In that same year, according to the Census Bureau, the median household income was $49,445.
That means total net government spending per household ($50,074) exceeded median household income (49,445) by $629…
As recently as 2000, the relationship between government spending and household income was dramatically different.
Data from the Census Bureau and the OMB show that in that year net spending by all levels of government was $3,239,913,876,000. That equaled $29,941 for each of the nation's then 108,209,000 households. In 2000, the median household income was $41,990…
We have also discussed the possibility of gold confiscation, something that has happened in the past. If things got as bad as many fear, even if gold performs well there is a risk of confiscation.

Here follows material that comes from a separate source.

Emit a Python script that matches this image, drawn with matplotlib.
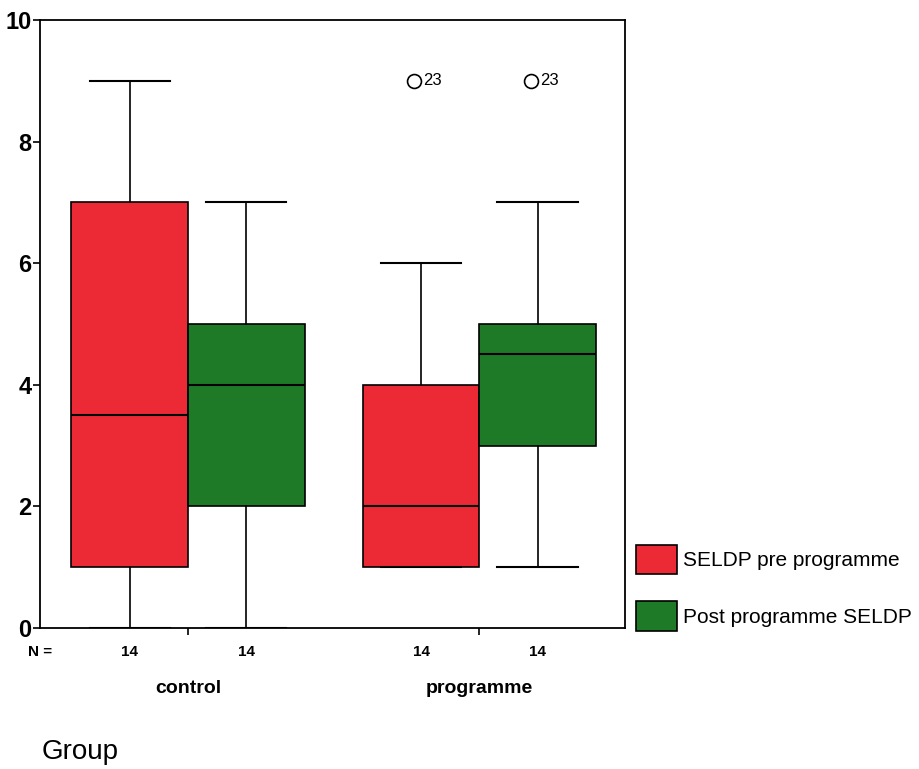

Against this backdrop, it is interesting to note the efforts by various states to move to gold. In fact, Bloomberg made this point last week amidst all the other cross-currents on gold:
Distrust of the Federal Reserve and concern that U.S. dollars may become worthless are fueling a push in more than a dozen states to recognize gold and silver coins as legal tender.
All of this is to say that gold will likely remain volatile for some time. The short term may well see much lower gold prices. Over the longer term, however, when central bank selling is complete, we may see much higher prices.
Gold is a central issue in our ongoing global economic war.